--- PROBLEM REQUIREMENTS ---
Transcribe every line exactly and omit anything that is a picture.

○ ○ ○ ○ ○

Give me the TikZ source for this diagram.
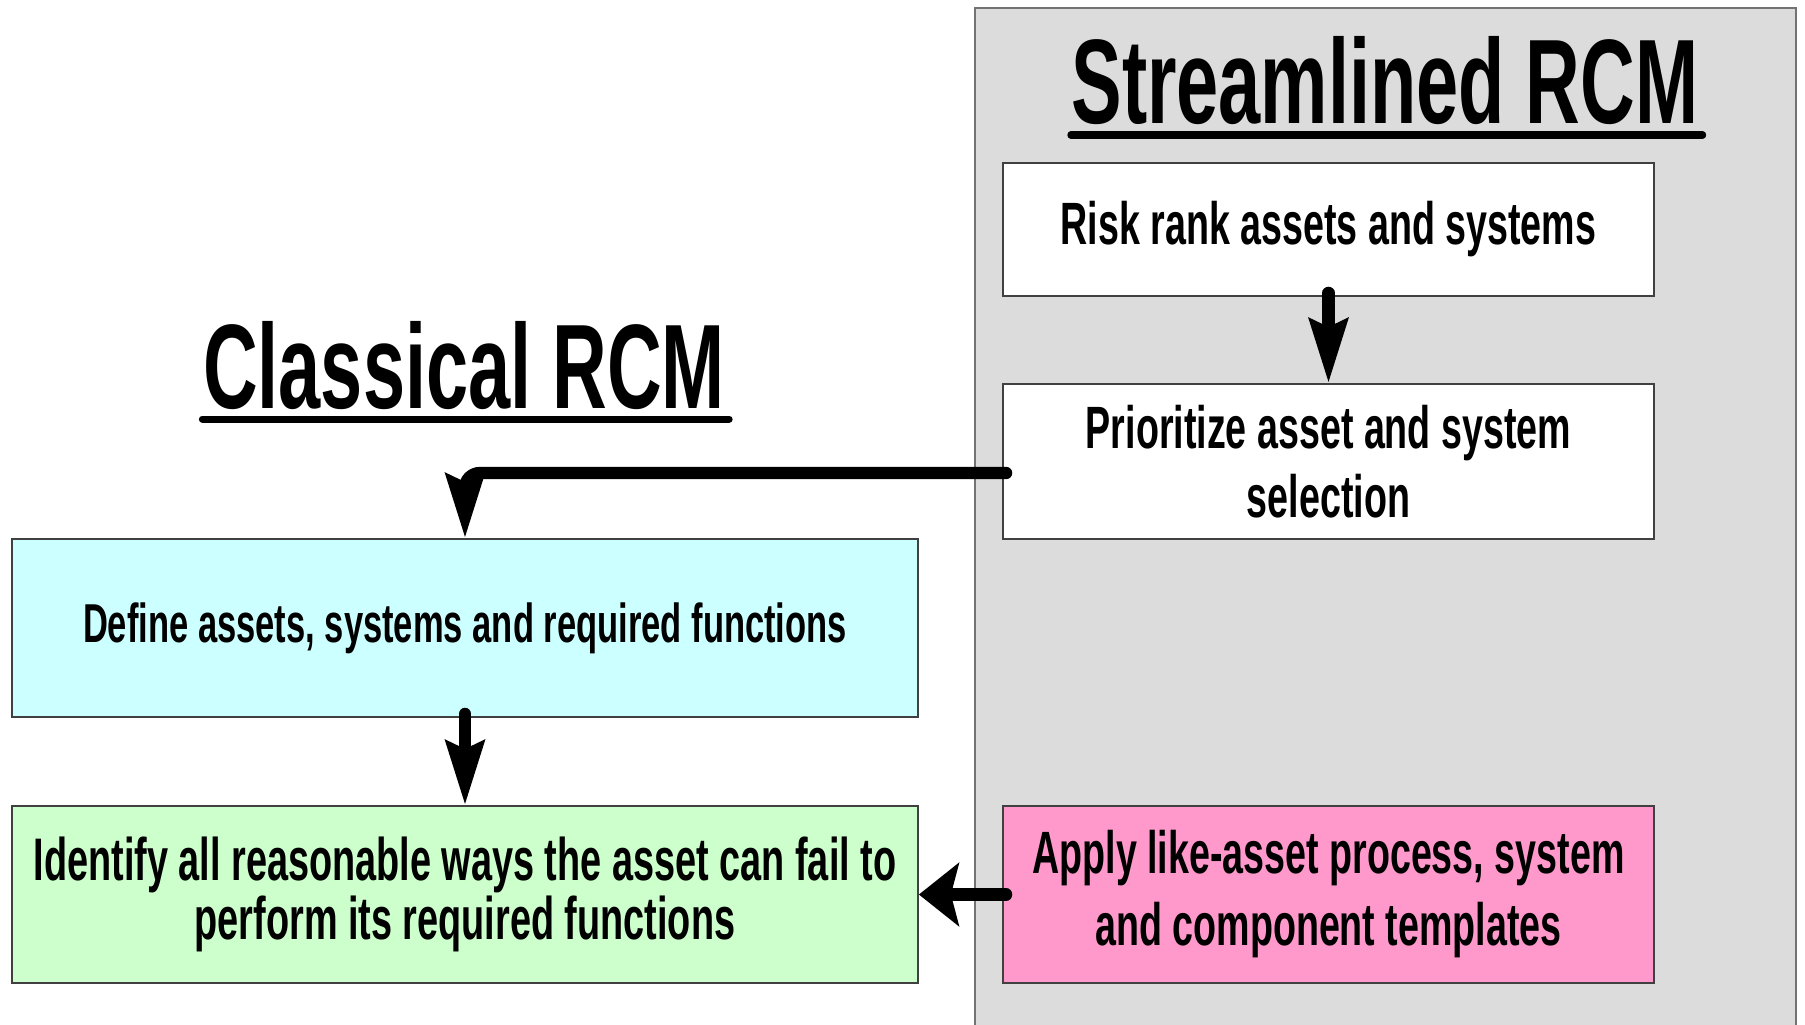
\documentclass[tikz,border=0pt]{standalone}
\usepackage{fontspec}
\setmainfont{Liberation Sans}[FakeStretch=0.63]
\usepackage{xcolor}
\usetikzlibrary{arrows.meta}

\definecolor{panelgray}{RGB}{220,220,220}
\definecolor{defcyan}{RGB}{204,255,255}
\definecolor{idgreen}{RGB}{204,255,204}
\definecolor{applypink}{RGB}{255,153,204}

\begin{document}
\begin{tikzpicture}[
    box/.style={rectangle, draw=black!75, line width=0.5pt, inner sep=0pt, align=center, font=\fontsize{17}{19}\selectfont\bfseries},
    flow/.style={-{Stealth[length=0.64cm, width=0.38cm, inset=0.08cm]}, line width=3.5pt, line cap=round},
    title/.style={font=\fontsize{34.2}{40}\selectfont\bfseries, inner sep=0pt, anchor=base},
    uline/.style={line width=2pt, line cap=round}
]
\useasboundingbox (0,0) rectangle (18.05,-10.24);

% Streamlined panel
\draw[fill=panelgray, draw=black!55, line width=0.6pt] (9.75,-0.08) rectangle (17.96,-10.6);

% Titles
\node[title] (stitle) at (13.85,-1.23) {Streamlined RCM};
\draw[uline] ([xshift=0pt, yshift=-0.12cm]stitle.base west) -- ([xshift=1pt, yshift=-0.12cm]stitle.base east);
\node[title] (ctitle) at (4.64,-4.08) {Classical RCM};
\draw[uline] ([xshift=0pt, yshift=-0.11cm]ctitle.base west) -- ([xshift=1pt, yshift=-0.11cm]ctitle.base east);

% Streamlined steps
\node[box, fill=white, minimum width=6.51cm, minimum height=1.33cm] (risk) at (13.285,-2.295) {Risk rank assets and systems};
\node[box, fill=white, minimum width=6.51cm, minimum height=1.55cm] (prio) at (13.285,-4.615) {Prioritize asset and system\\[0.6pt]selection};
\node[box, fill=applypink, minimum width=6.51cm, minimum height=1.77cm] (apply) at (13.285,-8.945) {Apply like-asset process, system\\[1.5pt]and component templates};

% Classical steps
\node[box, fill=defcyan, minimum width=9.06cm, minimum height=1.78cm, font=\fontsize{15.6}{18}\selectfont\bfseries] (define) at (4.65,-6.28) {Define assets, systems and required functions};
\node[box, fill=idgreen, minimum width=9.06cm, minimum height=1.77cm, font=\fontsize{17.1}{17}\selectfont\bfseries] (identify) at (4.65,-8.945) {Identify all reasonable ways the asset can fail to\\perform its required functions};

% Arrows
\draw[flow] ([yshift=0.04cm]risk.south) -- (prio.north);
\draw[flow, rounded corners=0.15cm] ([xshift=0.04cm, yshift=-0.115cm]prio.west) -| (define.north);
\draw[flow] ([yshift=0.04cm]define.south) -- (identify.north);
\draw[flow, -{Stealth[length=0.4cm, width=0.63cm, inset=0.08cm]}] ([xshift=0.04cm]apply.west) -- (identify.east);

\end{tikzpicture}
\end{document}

○ ○ ○ ○ ○

--- WRITTEN SOLUTION ---
Give me the TikZ source for this diagram.
\documentclass[tikz,border=0pt]{standalone}
\usepackage{fontspec}
\setmainfont{Liberation Sans}[FakeStretch=0.63]
\usepackage{xcolor}
\usetikzlibrary{arrows.meta}

\definecolor{panelgray}{RGB}{220,220,220}
\definecolor{defcyan}{RGB}{204,255,255}
\definecolor{idgreen}{RGB}{204,255,204}
\definecolor{applypink}{RGB}{255,153,204}

\begin{document}
\begin{tikzpicture}[
    box/.style={rectangle, draw=black!75, line width=0.5pt, inner sep=0pt, align=center, font=\fontsize{17}{19}\selectfont\bfseries},
    flow/.style={-{Stealth[length=0.64cm, width=0.38cm, inset=0.08cm]}, line width=3.5pt, line cap=round},
    title/.style={font=\fontsize{34.2}{40}\selectfont\bfseries, inner sep=0pt, anchor=base},
    uline/.style={line width=2pt, line cap=round}
]
\useasboundingbox (0,0) rectangle (18.05,-10.24);

% Streamlined panel
\draw[fill=panelgray, draw=black!55, line width=0.6pt] (9.75,-0.08) rectangle (17.96,-10.6);

% Titles
\node[title] (stitle) at (13.85,-1.23) {Streamlined RCM};
\draw[uline] ([xshift=0pt, yshift=-0.12cm]stitle.base west) -- ([xshift=1pt, yshift=-0.12cm]stitle.base east);
\node[title] (ctitle) at (4.64,-4.08) {Classical RCM};
\draw[uline] ([xshift=0pt, yshift=-0.11cm]ctitle.base west) -- ([xshift=1pt, yshift=-0.11cm]ctitle.base east);

% Streamlined steps
\node[box, fill=white, minimum width=6.51cm, minimum height=1.33cm] (risk) at (13.285,-2.295) {Risk rank assets and systems};
\node[box, fill=white, minimum width=6.51cm, minimum height=1.55cm] (prio) at (13.285,-4.615) {Prioritize asset and system\\[0.6pt]selection};
\node[box, fill=applypink, minimum width=6.51cm, minimum height=1.77cm] (apply) at (13.285,-8.945) {Apply like-asset process, system\\[1.5pt]and component templates};

% Classical steps
\node[box, fill=defcyan, minimum width=9.06cm, minimum height=1.78cm, font=\fontsize{15.6}{18}\selectfont\bfseries] (define) at (4.65,-6.28) {Define assets, systems and required functions};
\node[box, fill=idgreen, minimum width=9.06cm, minimum height=1.77cm, font=\fontsize{17.1}{17}\selectfont\bfseries] (identify) at (4.65,-8.945) {Identify all reasonable ways the asset can fail to\\perform its required functions};

% Arrows
\draw[flow] ([yshift=0.04cm]risk.south) -- (prio.north);
\draw[flow, rounded corners=0.15cm] ([xshift=0.04cm, yshift=-0.115cm]prio.west) -| (define.north);
\draw[flow] ([yshift=0.04cm]define.south) -- (identify.north);
\draw[flow, -{Stealth[length=0.4cm, width=0.63cm, inset=0.08cm]}] ([xshift=0.04cm]apply.west) -- (identify.east);

\end{tikzpicture}
\end{document}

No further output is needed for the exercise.